DINHEIRO – A bolsa brasileira começa 2010 com excesso de recursos?
FRAGA –
Tem entrado bastante recurso, mas vale a pena lembrar que em 2008 saiu muito dinheiro. Não vejo um exagero ainda. O próprio mercado tem mecanismos de se autoequilibrar.

Se entrar muito dinheiro e os preços subirem, as empresas brasileiras vão captar mais recursos por um bom preço e investir mais. Esse é um bom canal de investimento, que o Brasil tanto quer.

É um canal muito saudável de acesso ao capital a muitas empresas e empreendedores. É uma democratização do acesso a capital que traz muito dinamismo para nossa economia. O espaço para investir e crescer está aumentando para muitas empresas. Já se ouve falar de uma lista delas se preparando para lançar ações ou fazer ofertas secundárias, com o objetivo de crescer. Tem demanda, o que se espelha no preço. À medida que a demanda aumenta, abre espaço para mais gente ter acesso a capital.

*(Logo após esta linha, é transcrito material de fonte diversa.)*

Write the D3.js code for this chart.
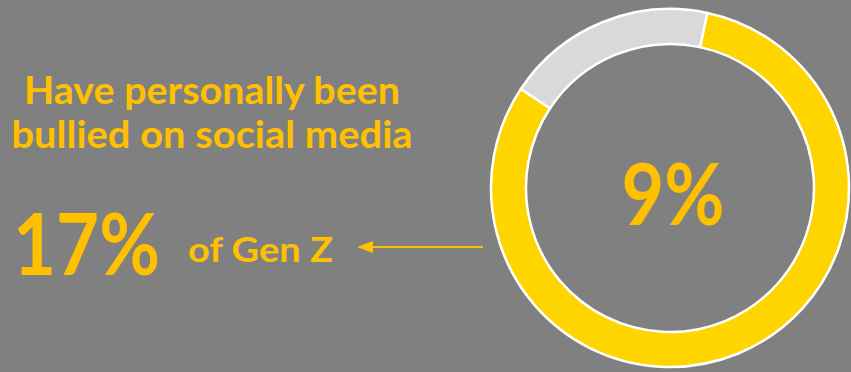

DINHEIRO – A BM&FBovespa aumentou para 59% seu peso na América Latina. A tendência é de haver mais concentração?
FRAGA –
A tendência é que o aumento da participação continue. O Brasil é o maior país da região e tem tido um bom desempenho nesse período mais difícil. O País vai consolidar essa posição. É possível ou provável que haja um grau maior de integração, mas não vejo a incorporação [de bolsas] como um caminho natural.